Abstract
This chapter focuses on the case of the Russian architect Aleksei Benois (1838–1902), who designed “many beautiful establishments,” as his critics tell us, both in Russia and in Central Asia. As one of the first noticeable Russian architects in Turkestan, Benois left behind fascinating sketches for the First Turkestan Exhibition (1890) that is considered here. His oeuvre revolved around one single theme: the creation of an ideal exhibition space in Tashkent, the new capital of Russia's Central Asia. This study addresses Benois's immersive vision and spatial aesthetics, up against the clichés of the late nineteenth-century colonial and Orientalist exhibition landscape.
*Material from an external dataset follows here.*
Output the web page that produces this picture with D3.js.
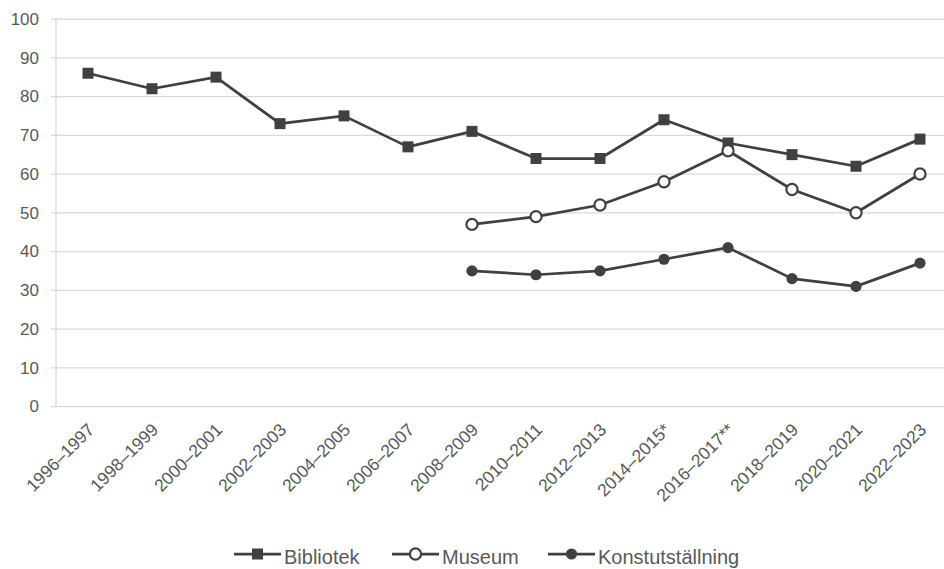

Keywords: Benois, Turkestan Exhibition, orientalist fantasy, colonial Display
Closed circle: Exhibitions that need politics and politics that require exhibitions
The Russian expansion project in Central Asia can be seen as a historical “impulse” to preserve the status of the Great Russian Empire as well as the desire to reach, establish, and secure the frontiers with the Russian orient by boosting their civilizing mission in Central Asia. Apologists for empire acknowledged the importance of the national line, recognizing the investment opportunities: raw materials; the markets; and handling of Central Asia, but more commonly they traded in euphemisms masquerading as concepts – imperial destiny, state responsibility, the mission of civilization, the progress of modernity, and industrial growth. This habit of mind arose from a faith in a providentially decreed Russian objective to regenerate the Turkestan world, accompanied by an equally fervent belief that the Central Asian world desired regeneration.
With colonization, Central Asian history, culture, and life, in general, was investigated in more detail by the Russians. Army officers, colonial officials, members of the scientific elite, and artistic circles became keen observers, explorers, and ethnographers or, at the very least recognized the rare value of the culture that was sent to Russia. As the collecting mood expanded with territory, the museum collections progressively expanded. At the time of its relocation from St. Petersburg to Moscow in 1861, a large part of the Rumiantzev Museum was dedicated to non-Slavic art and artifacts. The entire notion of unification and questions of co-existence of the smaller and bigger Russian nations found a remarkable expression in the exhibition format.